◆ YOUR GOAL: List all lines in the material below that contain "code".

Figure scripts:
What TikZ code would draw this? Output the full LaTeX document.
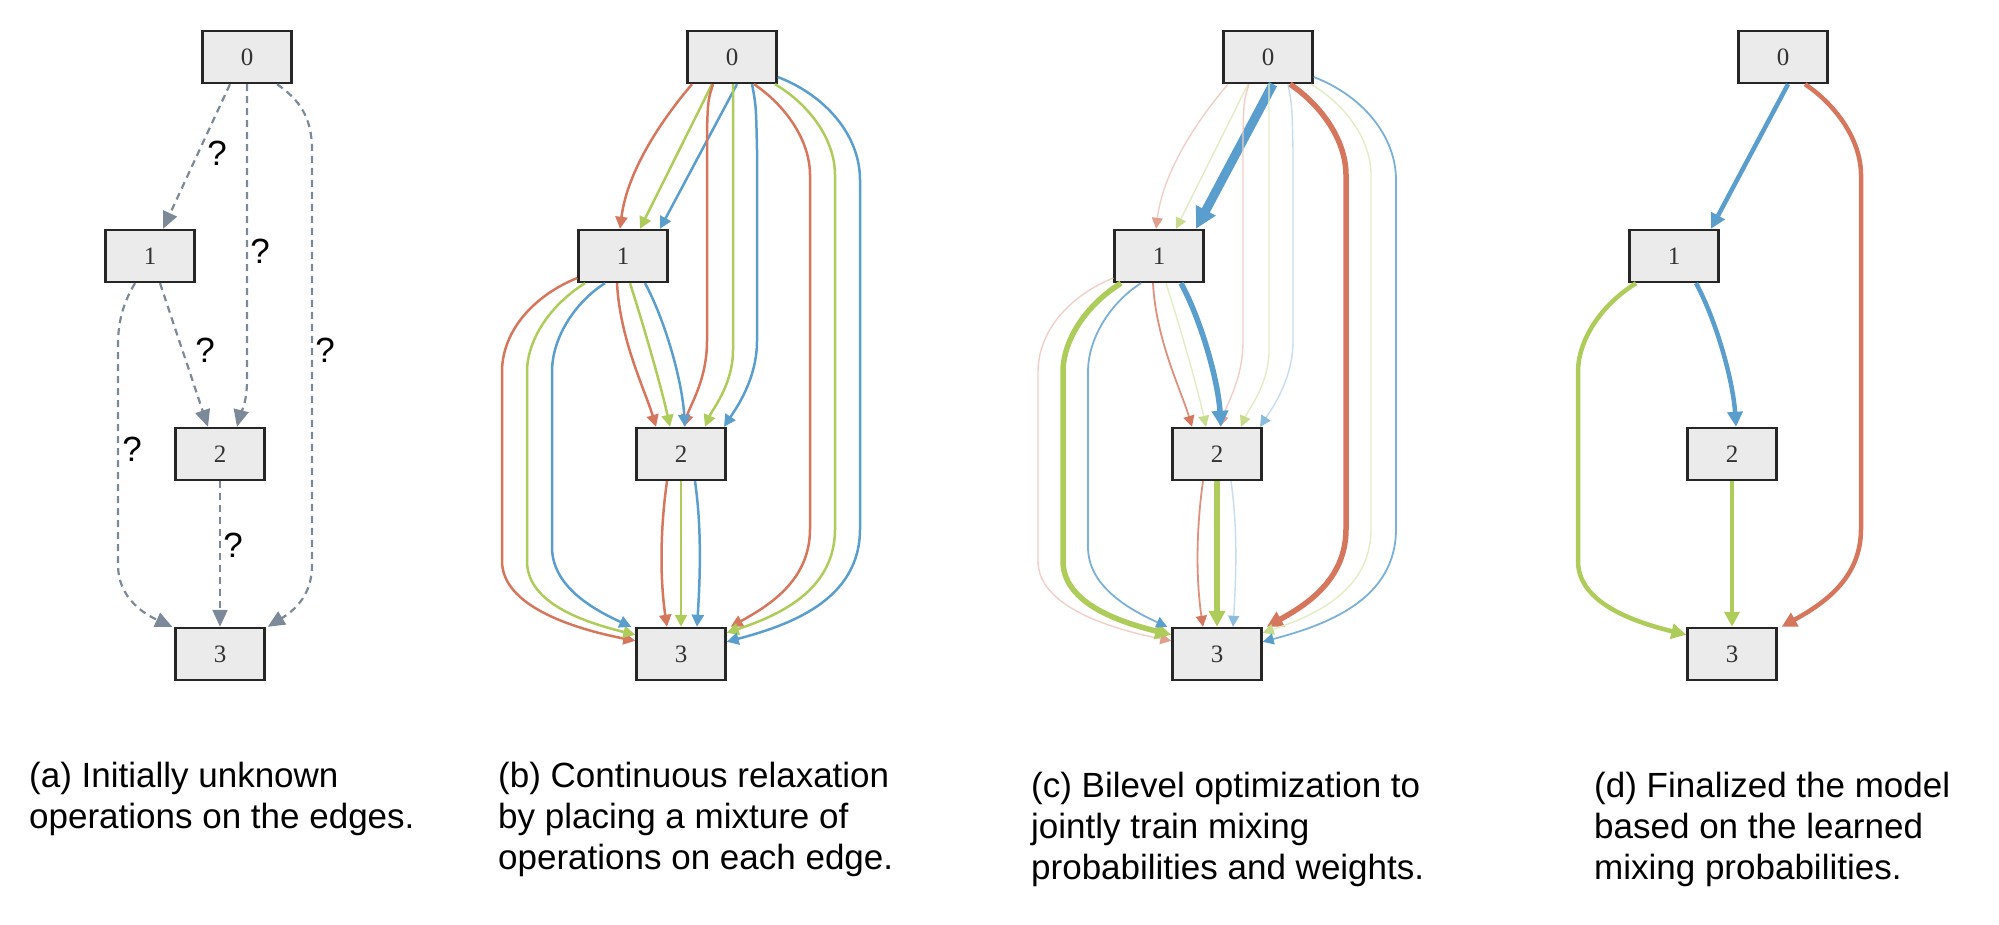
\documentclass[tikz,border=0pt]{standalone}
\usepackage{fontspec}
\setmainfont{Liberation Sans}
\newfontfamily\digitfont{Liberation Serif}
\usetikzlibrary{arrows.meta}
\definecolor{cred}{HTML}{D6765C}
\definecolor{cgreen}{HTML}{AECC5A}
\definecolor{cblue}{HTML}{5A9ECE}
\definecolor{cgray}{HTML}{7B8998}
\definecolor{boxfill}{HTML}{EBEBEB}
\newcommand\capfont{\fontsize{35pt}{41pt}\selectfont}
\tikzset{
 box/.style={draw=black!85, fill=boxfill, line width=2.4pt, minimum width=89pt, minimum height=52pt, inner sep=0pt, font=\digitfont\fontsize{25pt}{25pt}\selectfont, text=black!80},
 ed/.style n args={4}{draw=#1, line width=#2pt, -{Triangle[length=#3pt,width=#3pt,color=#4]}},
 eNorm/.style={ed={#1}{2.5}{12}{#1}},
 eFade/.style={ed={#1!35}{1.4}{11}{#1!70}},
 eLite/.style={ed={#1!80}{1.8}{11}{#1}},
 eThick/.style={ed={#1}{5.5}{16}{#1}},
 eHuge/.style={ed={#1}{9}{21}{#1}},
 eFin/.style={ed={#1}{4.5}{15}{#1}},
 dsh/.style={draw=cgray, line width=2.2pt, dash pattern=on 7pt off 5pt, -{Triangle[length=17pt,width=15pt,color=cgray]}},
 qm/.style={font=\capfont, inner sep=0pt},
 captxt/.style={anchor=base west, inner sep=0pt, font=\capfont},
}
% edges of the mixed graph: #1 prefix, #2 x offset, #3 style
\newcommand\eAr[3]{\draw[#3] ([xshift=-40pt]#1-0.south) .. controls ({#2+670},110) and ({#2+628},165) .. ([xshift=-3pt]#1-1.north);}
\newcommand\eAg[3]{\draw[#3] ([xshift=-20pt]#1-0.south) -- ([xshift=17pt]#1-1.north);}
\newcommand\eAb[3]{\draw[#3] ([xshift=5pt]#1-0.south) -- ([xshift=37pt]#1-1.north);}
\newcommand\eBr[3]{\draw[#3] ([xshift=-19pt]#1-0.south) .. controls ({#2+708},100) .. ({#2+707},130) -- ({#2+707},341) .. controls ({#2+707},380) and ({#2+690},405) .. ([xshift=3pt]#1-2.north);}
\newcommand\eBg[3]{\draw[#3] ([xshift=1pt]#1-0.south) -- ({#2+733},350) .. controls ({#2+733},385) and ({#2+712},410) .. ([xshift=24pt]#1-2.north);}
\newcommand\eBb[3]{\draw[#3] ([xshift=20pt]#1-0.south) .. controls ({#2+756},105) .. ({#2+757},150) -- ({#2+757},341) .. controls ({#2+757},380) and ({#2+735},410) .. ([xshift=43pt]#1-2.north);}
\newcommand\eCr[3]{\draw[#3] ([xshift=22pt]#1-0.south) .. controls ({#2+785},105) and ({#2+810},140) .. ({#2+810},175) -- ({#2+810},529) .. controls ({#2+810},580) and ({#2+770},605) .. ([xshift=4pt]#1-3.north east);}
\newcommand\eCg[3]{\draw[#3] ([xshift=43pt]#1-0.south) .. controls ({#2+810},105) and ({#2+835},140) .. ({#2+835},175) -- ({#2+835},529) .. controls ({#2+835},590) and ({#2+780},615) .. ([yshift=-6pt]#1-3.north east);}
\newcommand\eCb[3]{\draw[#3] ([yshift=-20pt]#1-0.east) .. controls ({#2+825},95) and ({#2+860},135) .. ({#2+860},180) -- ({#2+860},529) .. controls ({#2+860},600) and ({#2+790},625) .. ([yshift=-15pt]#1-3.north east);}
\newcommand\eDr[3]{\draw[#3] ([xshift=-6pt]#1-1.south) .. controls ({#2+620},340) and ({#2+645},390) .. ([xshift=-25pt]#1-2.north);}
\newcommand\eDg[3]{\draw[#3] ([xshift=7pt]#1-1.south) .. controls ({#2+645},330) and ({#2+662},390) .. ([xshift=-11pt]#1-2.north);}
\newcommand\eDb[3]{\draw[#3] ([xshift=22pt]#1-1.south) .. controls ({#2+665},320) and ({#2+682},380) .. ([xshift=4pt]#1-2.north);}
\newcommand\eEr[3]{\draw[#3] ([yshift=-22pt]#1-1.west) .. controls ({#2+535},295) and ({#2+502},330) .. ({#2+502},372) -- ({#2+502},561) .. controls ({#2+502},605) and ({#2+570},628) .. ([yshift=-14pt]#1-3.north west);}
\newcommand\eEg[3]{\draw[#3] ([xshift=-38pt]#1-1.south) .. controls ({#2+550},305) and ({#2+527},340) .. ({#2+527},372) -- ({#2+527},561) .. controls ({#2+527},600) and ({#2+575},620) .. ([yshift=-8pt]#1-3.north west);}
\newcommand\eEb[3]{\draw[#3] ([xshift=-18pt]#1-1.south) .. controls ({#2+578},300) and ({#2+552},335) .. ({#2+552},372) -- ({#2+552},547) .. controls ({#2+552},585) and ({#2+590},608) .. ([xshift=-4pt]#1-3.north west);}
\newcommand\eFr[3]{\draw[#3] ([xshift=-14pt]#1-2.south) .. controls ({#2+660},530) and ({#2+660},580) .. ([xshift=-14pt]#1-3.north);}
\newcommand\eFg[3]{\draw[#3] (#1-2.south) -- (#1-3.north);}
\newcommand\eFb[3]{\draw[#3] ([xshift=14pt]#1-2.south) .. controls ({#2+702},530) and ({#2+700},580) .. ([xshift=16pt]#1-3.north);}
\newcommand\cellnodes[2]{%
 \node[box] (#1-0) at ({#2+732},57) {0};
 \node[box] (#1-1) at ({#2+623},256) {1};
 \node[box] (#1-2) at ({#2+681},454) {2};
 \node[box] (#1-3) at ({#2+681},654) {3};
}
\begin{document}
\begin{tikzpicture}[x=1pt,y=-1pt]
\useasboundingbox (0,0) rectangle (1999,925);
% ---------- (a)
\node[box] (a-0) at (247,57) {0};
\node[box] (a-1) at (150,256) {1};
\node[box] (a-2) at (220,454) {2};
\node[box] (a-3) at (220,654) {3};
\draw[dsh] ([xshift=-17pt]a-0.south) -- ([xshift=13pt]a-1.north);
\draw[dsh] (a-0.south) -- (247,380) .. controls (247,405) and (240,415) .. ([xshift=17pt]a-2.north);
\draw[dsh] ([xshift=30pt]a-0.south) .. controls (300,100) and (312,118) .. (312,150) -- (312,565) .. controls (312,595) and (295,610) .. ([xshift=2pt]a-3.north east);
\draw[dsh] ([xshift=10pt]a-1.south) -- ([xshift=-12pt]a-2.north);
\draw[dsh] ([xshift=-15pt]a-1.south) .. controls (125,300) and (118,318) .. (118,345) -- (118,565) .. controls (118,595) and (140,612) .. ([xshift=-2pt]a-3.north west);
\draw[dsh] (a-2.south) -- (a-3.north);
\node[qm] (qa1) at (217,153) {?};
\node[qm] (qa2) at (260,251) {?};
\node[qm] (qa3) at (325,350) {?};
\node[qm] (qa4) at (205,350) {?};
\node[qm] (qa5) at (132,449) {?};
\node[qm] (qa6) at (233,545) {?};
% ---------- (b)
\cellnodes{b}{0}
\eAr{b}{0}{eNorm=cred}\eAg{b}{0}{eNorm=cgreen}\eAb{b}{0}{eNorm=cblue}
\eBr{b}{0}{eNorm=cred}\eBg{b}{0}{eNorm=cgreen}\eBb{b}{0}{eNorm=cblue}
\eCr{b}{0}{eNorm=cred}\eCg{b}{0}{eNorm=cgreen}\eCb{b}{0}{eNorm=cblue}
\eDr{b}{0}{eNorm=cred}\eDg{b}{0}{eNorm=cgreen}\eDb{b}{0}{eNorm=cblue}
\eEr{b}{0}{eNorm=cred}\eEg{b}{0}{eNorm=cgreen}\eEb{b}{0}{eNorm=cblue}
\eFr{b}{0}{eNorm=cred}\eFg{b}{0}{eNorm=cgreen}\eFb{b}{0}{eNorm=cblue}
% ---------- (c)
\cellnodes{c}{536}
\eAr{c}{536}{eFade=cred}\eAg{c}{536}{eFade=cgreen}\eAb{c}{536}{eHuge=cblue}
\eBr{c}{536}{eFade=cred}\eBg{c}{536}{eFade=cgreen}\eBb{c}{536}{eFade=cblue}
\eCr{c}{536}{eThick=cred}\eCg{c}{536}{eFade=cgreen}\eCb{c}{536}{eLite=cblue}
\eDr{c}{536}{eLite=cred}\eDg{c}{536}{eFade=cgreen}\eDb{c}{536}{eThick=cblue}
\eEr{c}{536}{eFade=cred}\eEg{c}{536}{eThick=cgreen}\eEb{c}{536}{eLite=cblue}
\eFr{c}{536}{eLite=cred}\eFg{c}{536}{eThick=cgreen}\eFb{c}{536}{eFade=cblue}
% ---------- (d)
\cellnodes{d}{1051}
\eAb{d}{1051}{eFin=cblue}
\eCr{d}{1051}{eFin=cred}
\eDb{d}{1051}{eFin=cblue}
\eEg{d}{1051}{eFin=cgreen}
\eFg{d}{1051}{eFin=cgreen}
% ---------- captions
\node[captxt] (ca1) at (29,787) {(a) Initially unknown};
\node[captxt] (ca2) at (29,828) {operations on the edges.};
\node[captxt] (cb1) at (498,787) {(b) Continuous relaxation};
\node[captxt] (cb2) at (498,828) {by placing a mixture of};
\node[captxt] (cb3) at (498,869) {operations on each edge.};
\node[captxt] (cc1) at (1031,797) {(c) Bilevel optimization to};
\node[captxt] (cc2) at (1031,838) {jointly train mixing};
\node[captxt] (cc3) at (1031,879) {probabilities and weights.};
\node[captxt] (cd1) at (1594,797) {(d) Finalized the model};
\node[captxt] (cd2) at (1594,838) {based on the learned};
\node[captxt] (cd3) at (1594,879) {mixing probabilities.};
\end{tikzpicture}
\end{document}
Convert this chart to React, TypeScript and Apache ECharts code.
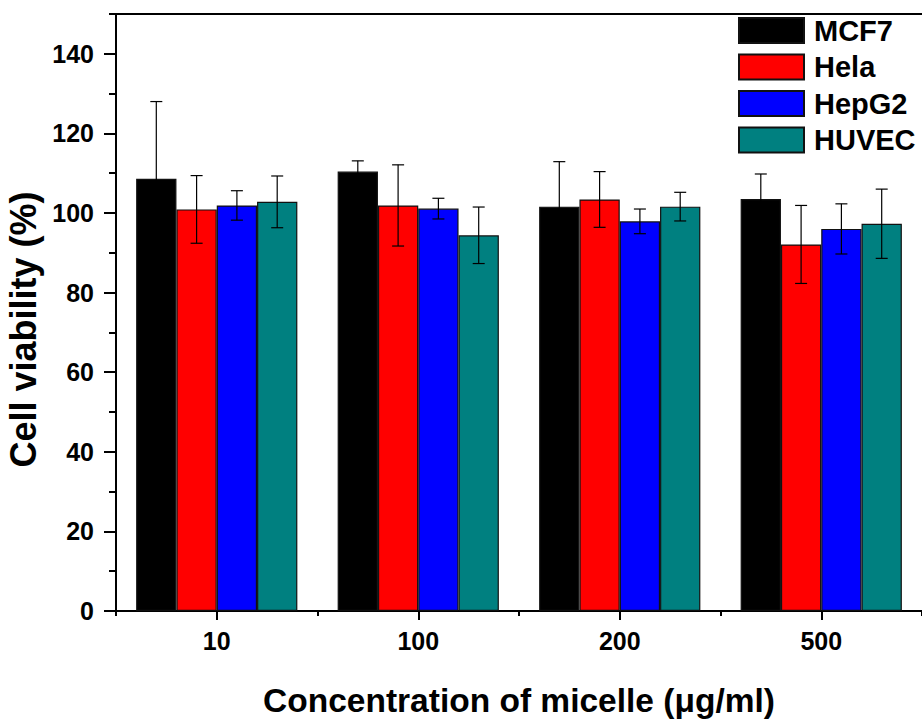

◆ TASK SOLUTION:
What TikZ code would draw this? Output the full LaTeX document.
Convert this chart to React, TypeScript and Apache ECharts code.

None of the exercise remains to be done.